THE TASK –
Copy all the entries below exactly, but not the pictures.

Plotting code records
____
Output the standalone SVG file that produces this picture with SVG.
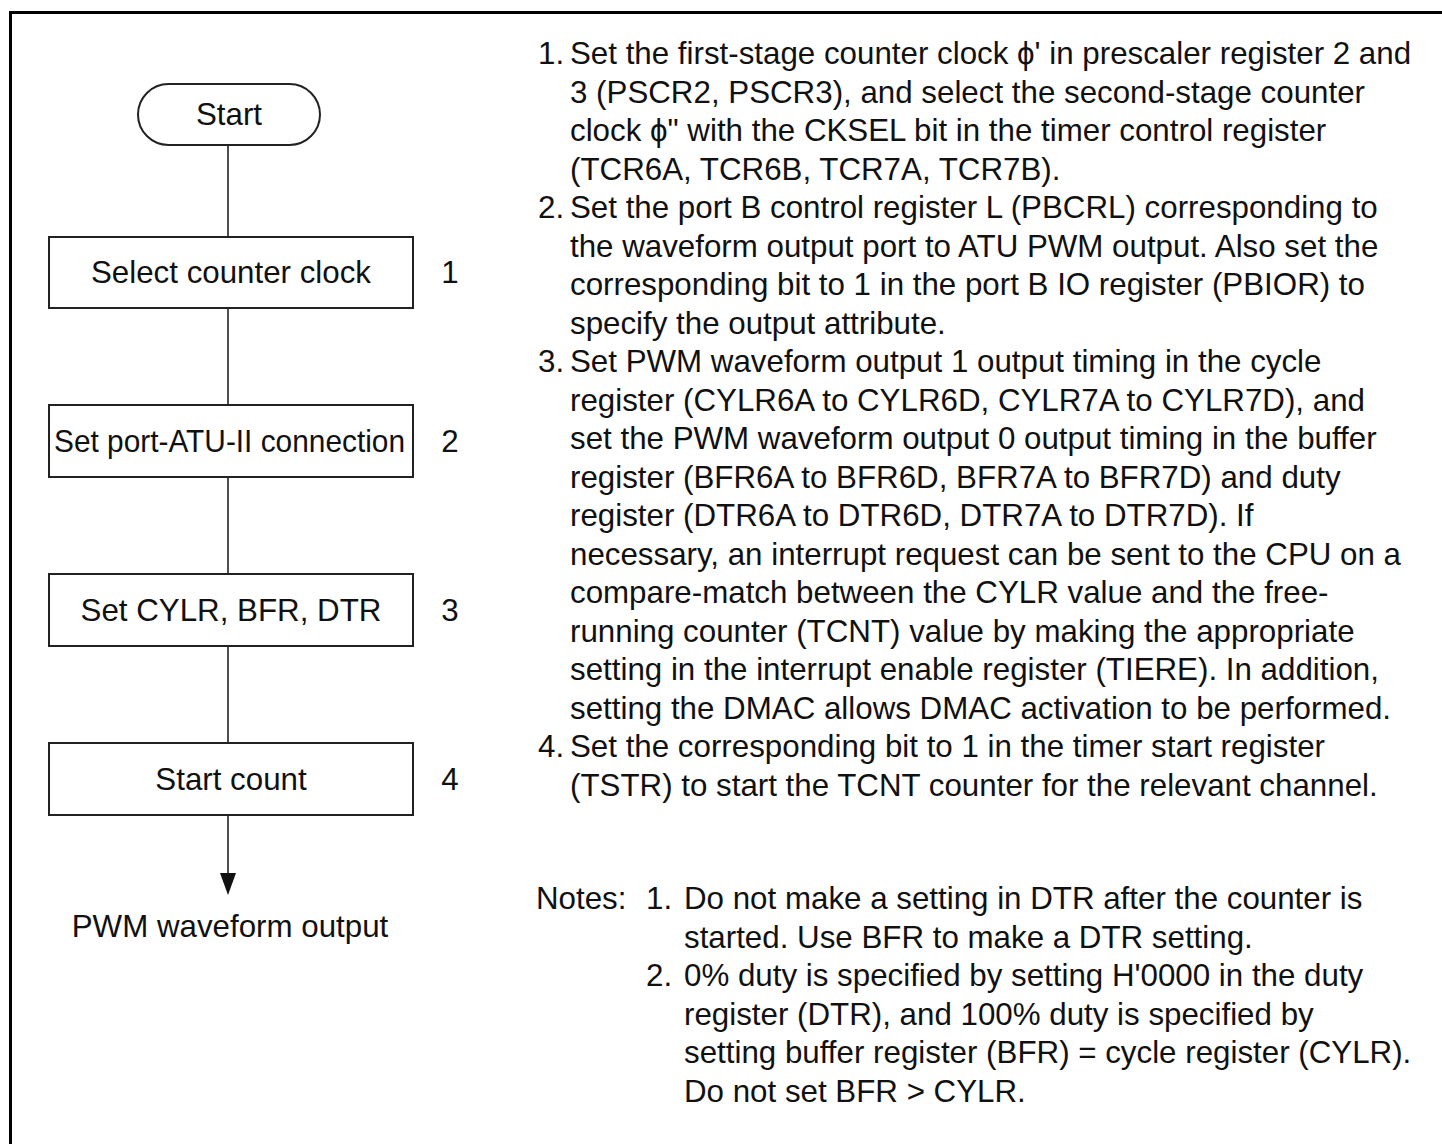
<svg xmlns="http://www.w3.org/2000/svg" width="1442" height="1144" viewBox="0 0 1442 1144">
<style>
text{font-family:"Liberation Sans",Arial,sans-serif;font-size:31.3px;fill:#111}
.c{text-anchor:middle}
.box{fill:#fff;stroke:#222;stroke-width:2}
.ln{stroke:#222;stroke-width:1.6;fill:none}
</style>
<rect width="1442" height="1144" fill="#fff"/>
<path d="M10.5,1144 V12.5 H1442" fill="none" stroke="#000" stroke-width="3"/>
<g id="connectors">
<line class="ln" x1="228" y1="145" x2="228" y2="237"/>
<line class="ln" x1="228" y1="308" x2="228" y2="405"/>
<line class="ln" x1="228" y1="477" x2="228" y2="574"/>
<line class="ln" x1="228" y1="646" x2="228" y2="743"/>
<line class="ln" x1="228" y1="815" x2="228" y2="874"/>
<path d="M220,873 L236,873 L228,895 Z" fill="#111"/>
</g>
<g id="start">
<rect class="box" x="138" y="84" width="182" height="61" rx="30.5" ry="30.5"/>
<text class="c" x="229" y="125">Start</text>
</g>
<g id="step1">
<rect class="box" x="49" y="237" width="364" height="71"/>
<text class="c" x="231" y="283">Select counter clock</text>
<text class="c" x="450" y="283">1</text>
</g>
<g id="step2">
<rect class="box" x="49" y="405" width="364" height="72"/>
<text x="54" y="452" textLength="351" lengthAdjust="spacingAndGlyphs">Set port-ATU-II connection</text>
<text class="c" x="450" y="452">2</text>
</g>
<g id="step3">
<rect class="box" x="49" y="574" width="364" height="72"/>
<text class="c" x="231" y="621">Set CYLR, BFR, DTR</text>
<text class="c" x="450" y="621">3</text>
</g>
<g id="step4">
<rect class="box" x="49" y="743" width="364" height="72"/>
<text class="c" x="231" y="790">Start count</text>
<text class="c" x="450" y="790">4</text>
</g>
<g id="output">
<text class="c" x="230" y="937">PWM waveform output</text>
</g>
<g id="description">
<text x="538" y="64">1.</text><text x="570" y="64">Set the first-stage counter clock ϕ' in prescaler register 2 and</text>
<text x="570" y="102.5">3 (PSCR2, PSCR3), and select the second-stage counter</text>
<text x="570" y="141">clock ϕ" with the CKSEL bit in the timer control register</text>
<text x="570" y="179.5">(TCR6A, TCR6B, TCR7A, TCR7B).</text>
<text x="538" y="218">2.</text><text x="570" y="218">Set the port B control register L (PBCRL) corresponding to</text>
<text x="570" y="256.5">the waveform output port to ATU PWM output. Also set the</text>
<text x="570" y="295">corresponding bit to 1 in the port B IO register (PBIOR) to</text>
<text x="570" y="333.5">specify the output attribute.</text>
<text x="538" y="372">3.</text><text x="570" y="372">Set PWM waveform output 1 output timing in the cycle</text>
<text x="570" y="410.5">register (CYLR6A to CYLR6D, CYLR7A to CYLR7D), and</text>
<text x="570" y="449">set the PWM waveform output 0 output timing in the buffer</text>
<text x="570" y="487.5">register (BFR6A to BFR6D, BFR7A to BFR7D) and duty</text>
<text x="570" y="526">register (DTR6A to DTR6D, DTR7A to DTR7D). If</text>
<text x="570" y="564.5">necessary, an interrupt request can be sent to the CPU on a</text>
<text x="570" y="603">compare-match between the CYLR value and the free-</text>
<text x="570" y="641.5">running counter (TCNT) value by making the appropriate</text>
<text x="570" y="680">setting in the interrupt enable register (TIERE). In addition,</text>
<text x="570" y="718.5">setting the DMAC allows DMAC activation to be performed.</text>
<text x="538" y="757">4.</text><text x="570" y="757">Set the corresponding bit to 1 in the timer start register</text>
<text x="570" y="795.5">(TSTR) to start the TCNT counter for the relevant channel.</text>
</g>
<g id="notes">
<text x="536" y="909">Notes:</text>
<text x="646" y="909">1.</text><text x="684" y="909">Do not make a setting in DTR after the counter is</text>
<text x="684" y="947.5">started. Use BFR to make a DTR setting.</text>
<text x="646" y="986">2.</text><text x="684" y="986">0% duty is specified by setting H'0000 in the duty</text>
<text x="684" y="1024.5">register (DTR), and 100% duty is specified by</text>
<text x="684" y="1063">setting buffer register (BFR) = cycle register (CYLR).</text>
<text x="684" y="1101.5">Do not set BFR &gt; CYLR.</text>
</g>
</svg>
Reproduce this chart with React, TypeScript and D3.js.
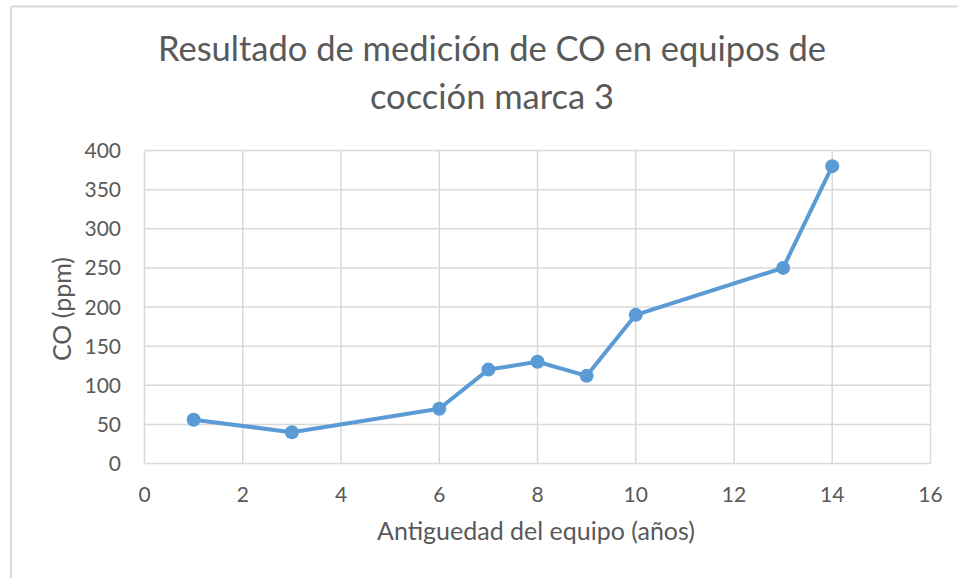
____
ANSWER TO THIS EXERCISE –
Output the standalone SVG file that produces this picture with SVG.
<svg xmlns="http://www.w3.org/2000/svg" width="1442" height="1144" viewBox="0 0 1442 1144">
<style>
text{font-family:"Liberation Sans",Arial,sans-serif;font-size:31.3px;fill:#111}
.c{text-anchor:middle}
.box{fill:#fff;stroke:#222;stroke-width:2}
.ln{stroke:#222;stroke-width:1.6;fill:none}
</style>
<rect width="1442" height="1144" fill="#fff"/>
<path d="M10.5,1144 V12.5 H1442" fill="none" stroke="#000" stroke-width="3"/>
<g id="connectors">
<line class="ln" x1="228" y1="145" x2="228" y2="237"/>
<line class="ln" x1="228" y1="308" x2="228" y2="405"/>
<line class="ln" x1="228" y1="477" x2="228" y2="574"/>
<line class="ln" x1="228" y1="646" x2="228" y2="743"/>
<line class="ln" x1="228" y1="815" x2="228" y2="874"/>
<path d="M220,873 L236,873 L228,895 Z" fill="#111"/>
</g>
<g id="start">
<rect class="box" x="138" y="84" width="182" height="61" rx="30.5" ry="30.5"/>
<text class="c" x="229" y="125">Start</text>
</g>
<g id="step1">
<rect class="box" x="49" y="237" width="364" height="71"/>
<text class="c" x="231" y="283">Select counter clock</text>
<text class="c" x="450" y="283">1</text>
</g>
<g id="step2">
<rect class="box" x="49" y="405" width="364" height="72"/>
<text x="54" y="452" textLength="351" lengthAdjust="spacingAndGlyphs">Set port-ATU-II connection</text>
<text class="c" x="450" y="452">2</text>
</g>
<g id="step3">
<rect class="box" x="49" y="574" width="364" height="72"/>
<text class="c" x="231" y="621">Set CYLR, BFR, DTR</text>
<text class="c" x="450" y="621">3</text>
</g>
<g id="step4">
<rect class="box" x="49" y="743" width="364" height="72"/>
<text class="c" x="231" y="790">Start count</text>
<text class="c" x="450" y="790">4</text>
</g>
<g id="output">
<text class="c" x="230" y="937">PWM waveform output</text>
</g>
<g id="description">
<text x="538" y="64">1.</text><text x="570" y="64">Set the first-stage counter clock ϕ' in prescaler register 2 and</text>
<text x="570" y="102.5">3 (PSCR2, PSCR3), and select the second-stage counter</text>
<text x="570" y="141">clock ϕ" with the CKSEL bit in the timer control register</text>
<text x="570" y="179.5">(TCR6A, TCR6B, TCR7A, TCR7B).</text>
<text x="538" y="218">2.</text><text x="570" y="218">Set the port B control register L (PBCRL) corresponding to</text>
<text x="570" y="256.5">the waveform output port to ATU PWM output. Also set the</text>
<text x="570" y="295">corresponding bit to 1 in the port B IO register (PBIOR) to</text>
<text x="570" y="333.5">specify the output attribute.</text>
<text x="538" y="372">3.</text><text x="570" y="372">Set PWM waveform output 1 output timing in the cycle</text>
<text x="570" y="410.5">register (CYLR6A to CYLR6D, CYLR7A to CYLR7D), and</text>
<text x="570" y="449">set the PWM waveform output 0 output timing in the buffer</text>
<text x="570" y="487.5">register (BFR6A to BFR6D, BFR7A to BFR7D) and duty</text>
<text x="570" y="526">register (DTR6A to DTR6D, DTR7A to DTR7D). If</text>
<text x="570" y="564.5">necessary, an interrupt request can be sent to the CPU on a</text>
<text x="570" y="603">compare-match between the CYLR value and the free-</text>
<text x="570" y="641.5">running counter (TCNT) value by making the appropriate</text>
<text x="570" y="680">setting in the interrupt enable register (TIERE). In addition,</text>
<text x="570" y="718.5">setting the DMAC allows DMAC activation to be performed.</text>
<text x="538" y="757">4.</text><text x="570" y="757">Set the corresponding bit to 1 in the timer start register</text>
<text x="570" y="795.5">(TSTR) to start the TCNT counter for the relevant channel.</text>
</g>
<g id="notes">
<text x="536" y="909">Notes:</text>
<text x="646" y="909">1.</text><text x="684" y="909">Do not make a setting in DTR after the counter is</text>
<text x="684" y="947.5">started. Use BFR to make a DTR setting.</text>
<text x="646" y="986">2.</text><text x="684" y="986">0% duty is specified by setting H'0000 in the duty</text>
<text x="684" y="1024.5">register (DTR), and 100% duty is specified by</text>
<text x="684" y="1063">setting buffer register (BFR) = cycle register (CYLR).</text>
<text x="684" y="1101.5">Do not set BFR &gt; CYLR.</text>
</g>
</svg>
Reproduce this chart with React, TypeScript and D3.js.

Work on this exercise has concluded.